INSTRUCTION: Repeat verbatim only the lines from the opening of the material below through the one that contains "fig = plt.figure(figsize=(W".
###
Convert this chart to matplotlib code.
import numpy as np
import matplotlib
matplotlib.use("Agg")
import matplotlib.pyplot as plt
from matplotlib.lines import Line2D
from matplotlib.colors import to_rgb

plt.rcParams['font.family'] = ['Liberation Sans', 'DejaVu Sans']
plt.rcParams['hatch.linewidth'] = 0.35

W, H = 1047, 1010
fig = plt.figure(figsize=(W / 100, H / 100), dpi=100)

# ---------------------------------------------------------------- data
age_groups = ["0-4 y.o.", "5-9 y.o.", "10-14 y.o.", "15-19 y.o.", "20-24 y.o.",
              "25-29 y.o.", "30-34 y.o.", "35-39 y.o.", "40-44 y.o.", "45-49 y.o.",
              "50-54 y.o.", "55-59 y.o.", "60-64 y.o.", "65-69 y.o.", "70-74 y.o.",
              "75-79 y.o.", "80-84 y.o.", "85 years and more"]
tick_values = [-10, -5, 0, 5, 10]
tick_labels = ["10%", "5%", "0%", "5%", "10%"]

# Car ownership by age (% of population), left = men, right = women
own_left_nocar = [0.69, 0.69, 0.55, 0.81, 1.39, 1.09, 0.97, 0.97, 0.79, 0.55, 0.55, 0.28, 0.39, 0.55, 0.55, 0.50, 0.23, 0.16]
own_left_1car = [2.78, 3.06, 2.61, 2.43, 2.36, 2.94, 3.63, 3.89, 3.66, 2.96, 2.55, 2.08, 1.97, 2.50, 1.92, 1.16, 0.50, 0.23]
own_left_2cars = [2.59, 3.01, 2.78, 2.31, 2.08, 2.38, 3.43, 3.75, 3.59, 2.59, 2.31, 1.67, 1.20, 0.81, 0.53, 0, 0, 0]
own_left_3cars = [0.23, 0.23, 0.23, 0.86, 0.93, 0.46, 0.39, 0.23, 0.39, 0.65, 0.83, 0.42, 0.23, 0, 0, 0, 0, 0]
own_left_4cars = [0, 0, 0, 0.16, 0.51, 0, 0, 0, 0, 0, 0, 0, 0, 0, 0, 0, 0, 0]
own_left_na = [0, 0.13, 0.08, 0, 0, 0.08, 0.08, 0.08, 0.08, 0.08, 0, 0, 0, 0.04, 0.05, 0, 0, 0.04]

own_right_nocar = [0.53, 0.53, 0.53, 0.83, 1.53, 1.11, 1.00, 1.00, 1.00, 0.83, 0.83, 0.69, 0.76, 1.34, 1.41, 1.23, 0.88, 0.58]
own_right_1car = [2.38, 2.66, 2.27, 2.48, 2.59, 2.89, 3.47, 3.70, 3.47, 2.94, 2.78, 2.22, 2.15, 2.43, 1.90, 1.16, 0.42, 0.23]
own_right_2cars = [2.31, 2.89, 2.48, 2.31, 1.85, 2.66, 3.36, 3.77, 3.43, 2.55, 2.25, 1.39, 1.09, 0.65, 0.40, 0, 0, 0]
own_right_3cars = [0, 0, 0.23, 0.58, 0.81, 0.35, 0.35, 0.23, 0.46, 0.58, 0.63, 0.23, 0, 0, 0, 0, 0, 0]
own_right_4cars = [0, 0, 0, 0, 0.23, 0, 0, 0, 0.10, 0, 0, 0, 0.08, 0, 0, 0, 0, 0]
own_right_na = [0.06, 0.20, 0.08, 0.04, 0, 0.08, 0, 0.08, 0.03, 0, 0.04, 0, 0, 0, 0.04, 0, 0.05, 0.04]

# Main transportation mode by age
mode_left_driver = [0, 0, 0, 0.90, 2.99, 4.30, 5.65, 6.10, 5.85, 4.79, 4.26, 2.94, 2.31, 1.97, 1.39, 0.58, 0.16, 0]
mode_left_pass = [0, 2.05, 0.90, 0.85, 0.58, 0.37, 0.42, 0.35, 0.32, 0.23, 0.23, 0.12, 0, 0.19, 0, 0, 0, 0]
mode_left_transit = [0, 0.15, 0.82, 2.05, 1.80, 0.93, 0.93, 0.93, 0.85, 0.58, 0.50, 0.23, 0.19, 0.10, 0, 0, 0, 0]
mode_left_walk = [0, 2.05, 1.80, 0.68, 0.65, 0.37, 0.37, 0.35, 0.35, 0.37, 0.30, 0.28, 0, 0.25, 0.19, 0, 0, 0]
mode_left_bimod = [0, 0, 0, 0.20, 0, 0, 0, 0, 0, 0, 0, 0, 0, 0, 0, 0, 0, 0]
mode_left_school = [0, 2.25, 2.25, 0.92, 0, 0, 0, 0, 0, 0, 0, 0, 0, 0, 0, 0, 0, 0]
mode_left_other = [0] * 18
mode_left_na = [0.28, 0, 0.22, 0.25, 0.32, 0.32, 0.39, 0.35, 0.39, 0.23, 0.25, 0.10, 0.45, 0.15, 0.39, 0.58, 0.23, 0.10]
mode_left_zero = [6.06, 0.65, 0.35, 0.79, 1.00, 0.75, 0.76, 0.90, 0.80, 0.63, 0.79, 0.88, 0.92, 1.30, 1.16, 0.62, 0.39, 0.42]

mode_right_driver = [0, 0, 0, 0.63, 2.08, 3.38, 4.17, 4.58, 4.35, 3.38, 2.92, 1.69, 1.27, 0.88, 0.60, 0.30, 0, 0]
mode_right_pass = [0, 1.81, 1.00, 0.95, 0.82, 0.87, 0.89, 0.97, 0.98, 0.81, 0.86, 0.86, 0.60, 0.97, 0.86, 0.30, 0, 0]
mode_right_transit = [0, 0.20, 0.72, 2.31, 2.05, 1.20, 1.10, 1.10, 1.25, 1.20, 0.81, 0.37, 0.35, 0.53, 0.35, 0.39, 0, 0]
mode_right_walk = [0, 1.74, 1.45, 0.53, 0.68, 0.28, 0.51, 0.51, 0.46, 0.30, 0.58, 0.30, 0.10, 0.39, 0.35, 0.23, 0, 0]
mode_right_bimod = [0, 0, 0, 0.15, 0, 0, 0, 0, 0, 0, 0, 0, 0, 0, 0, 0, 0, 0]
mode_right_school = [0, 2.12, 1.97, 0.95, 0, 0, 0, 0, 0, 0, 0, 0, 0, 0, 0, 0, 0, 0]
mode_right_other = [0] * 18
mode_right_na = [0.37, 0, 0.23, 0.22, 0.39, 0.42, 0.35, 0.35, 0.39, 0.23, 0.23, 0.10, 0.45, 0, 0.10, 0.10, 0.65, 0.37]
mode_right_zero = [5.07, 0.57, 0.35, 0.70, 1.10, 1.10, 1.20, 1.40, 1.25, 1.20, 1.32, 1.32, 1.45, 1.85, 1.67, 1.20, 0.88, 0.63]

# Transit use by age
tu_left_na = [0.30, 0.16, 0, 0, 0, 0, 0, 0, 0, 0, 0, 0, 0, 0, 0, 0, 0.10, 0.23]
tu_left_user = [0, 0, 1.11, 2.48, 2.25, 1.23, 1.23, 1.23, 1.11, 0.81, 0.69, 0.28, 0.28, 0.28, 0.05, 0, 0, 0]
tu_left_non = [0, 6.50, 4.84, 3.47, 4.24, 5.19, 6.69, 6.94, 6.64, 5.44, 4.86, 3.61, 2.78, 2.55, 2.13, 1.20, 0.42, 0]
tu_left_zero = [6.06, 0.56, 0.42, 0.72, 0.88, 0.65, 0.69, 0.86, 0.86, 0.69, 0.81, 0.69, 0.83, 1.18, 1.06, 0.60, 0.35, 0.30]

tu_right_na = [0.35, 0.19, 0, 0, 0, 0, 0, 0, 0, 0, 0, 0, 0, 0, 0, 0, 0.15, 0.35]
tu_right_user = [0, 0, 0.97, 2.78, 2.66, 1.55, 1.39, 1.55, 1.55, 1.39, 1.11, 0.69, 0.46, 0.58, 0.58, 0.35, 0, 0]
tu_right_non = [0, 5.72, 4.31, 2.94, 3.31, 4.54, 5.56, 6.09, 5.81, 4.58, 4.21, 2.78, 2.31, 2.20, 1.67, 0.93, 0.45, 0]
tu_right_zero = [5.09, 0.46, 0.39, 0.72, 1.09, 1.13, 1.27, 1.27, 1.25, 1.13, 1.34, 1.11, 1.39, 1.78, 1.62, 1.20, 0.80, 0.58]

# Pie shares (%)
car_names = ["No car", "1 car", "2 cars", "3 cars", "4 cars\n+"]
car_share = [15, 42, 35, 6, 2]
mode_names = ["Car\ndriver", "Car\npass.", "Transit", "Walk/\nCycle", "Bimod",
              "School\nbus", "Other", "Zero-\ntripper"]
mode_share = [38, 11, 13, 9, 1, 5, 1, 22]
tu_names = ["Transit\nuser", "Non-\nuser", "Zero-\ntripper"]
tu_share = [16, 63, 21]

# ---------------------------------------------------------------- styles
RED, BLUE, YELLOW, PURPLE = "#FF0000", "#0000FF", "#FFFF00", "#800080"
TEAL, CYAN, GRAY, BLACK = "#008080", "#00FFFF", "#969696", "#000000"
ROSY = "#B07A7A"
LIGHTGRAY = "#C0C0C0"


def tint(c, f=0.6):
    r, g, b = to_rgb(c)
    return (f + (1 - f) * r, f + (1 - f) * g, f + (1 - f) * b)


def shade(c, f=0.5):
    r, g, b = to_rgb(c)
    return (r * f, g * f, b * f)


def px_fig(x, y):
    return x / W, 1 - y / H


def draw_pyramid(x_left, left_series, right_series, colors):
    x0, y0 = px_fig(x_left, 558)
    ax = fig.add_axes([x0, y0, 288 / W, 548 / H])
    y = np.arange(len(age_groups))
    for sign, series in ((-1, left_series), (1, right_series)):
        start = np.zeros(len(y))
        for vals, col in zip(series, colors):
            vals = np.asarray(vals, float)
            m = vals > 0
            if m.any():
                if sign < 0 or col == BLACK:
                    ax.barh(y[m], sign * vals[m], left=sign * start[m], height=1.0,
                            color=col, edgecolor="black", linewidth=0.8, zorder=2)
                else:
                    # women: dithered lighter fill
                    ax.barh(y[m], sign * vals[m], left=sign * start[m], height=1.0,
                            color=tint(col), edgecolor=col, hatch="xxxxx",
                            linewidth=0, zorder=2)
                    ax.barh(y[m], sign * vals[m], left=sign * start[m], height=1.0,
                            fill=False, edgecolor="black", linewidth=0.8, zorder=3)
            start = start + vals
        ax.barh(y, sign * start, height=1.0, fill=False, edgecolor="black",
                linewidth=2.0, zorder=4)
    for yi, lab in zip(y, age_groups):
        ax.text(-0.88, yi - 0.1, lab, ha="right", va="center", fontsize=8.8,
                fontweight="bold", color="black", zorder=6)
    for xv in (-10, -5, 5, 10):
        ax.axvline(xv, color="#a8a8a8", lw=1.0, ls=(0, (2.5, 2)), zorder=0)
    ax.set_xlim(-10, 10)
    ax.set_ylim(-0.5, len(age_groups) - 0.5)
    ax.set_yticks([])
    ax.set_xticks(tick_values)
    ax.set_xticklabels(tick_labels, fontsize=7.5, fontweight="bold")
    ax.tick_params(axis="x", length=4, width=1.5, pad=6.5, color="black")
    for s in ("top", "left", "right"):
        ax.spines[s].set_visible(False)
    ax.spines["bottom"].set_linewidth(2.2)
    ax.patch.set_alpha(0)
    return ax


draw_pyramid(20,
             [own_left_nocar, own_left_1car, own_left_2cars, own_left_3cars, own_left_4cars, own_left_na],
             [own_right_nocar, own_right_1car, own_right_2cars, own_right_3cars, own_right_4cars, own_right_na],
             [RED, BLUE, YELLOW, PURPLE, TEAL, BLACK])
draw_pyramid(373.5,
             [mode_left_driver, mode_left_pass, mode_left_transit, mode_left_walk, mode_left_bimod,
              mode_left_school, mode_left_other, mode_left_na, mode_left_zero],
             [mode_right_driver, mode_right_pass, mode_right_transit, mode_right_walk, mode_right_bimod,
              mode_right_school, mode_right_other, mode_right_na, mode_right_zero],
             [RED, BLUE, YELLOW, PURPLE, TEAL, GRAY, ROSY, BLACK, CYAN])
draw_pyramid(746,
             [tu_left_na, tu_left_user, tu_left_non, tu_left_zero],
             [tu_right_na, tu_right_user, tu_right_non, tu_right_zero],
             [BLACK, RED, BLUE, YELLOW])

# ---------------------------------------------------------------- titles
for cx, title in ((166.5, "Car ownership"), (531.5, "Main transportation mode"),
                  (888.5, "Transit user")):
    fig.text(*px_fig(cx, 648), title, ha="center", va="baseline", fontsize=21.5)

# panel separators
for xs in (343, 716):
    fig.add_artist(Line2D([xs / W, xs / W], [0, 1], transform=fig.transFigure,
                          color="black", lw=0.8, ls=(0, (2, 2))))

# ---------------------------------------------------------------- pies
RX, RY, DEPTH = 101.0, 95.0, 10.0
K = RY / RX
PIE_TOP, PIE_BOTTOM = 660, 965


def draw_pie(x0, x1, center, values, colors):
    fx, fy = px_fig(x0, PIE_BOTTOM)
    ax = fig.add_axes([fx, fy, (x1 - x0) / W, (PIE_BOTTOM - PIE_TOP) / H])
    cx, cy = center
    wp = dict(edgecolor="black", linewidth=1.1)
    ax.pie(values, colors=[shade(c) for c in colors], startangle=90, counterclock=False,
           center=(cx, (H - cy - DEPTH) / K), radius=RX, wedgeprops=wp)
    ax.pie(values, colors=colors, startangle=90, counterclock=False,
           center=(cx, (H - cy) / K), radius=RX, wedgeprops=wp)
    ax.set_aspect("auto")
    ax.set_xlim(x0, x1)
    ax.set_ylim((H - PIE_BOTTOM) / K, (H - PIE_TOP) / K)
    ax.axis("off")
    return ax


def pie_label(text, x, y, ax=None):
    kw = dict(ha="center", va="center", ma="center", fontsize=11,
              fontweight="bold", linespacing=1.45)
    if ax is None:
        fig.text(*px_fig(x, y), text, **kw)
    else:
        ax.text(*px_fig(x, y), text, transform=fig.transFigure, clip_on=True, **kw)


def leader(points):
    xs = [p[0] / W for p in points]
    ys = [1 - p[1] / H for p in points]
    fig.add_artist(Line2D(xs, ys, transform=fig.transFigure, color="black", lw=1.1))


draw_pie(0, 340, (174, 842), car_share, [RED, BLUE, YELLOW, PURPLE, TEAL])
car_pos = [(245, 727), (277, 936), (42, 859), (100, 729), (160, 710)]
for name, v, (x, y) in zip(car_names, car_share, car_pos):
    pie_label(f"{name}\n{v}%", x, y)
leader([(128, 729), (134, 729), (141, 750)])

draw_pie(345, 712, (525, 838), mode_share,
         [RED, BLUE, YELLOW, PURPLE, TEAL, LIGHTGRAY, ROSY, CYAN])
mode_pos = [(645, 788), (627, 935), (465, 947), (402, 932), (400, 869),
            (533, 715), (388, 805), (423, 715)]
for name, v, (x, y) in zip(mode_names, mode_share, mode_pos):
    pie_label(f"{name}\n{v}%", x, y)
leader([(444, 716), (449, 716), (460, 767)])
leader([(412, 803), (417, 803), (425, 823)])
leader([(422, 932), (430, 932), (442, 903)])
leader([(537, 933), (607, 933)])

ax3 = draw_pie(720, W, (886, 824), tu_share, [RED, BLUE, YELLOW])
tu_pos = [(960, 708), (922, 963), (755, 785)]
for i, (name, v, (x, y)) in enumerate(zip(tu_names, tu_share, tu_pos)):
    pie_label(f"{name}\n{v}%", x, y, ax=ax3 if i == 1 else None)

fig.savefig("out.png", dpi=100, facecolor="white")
###
SOLUTION BELOW:
Convert this chart to matplotlib code.
import numpy as np
import matplotlib
matplotlib.use("Agg")
import matplotlib.pyplot as plt
from matplotlib.lines import Line2D
from matplotlib.colors import to_rgb

plt.rcParams['font.family'] = ['Liberation Sans', 'DejaVu Sans']
plt.rcParams['hatch.linewidth'] = 0.35

W, H = 1047, 1010
fig = plt.figure(figsize=(W / 100, H / 100), dpi=100)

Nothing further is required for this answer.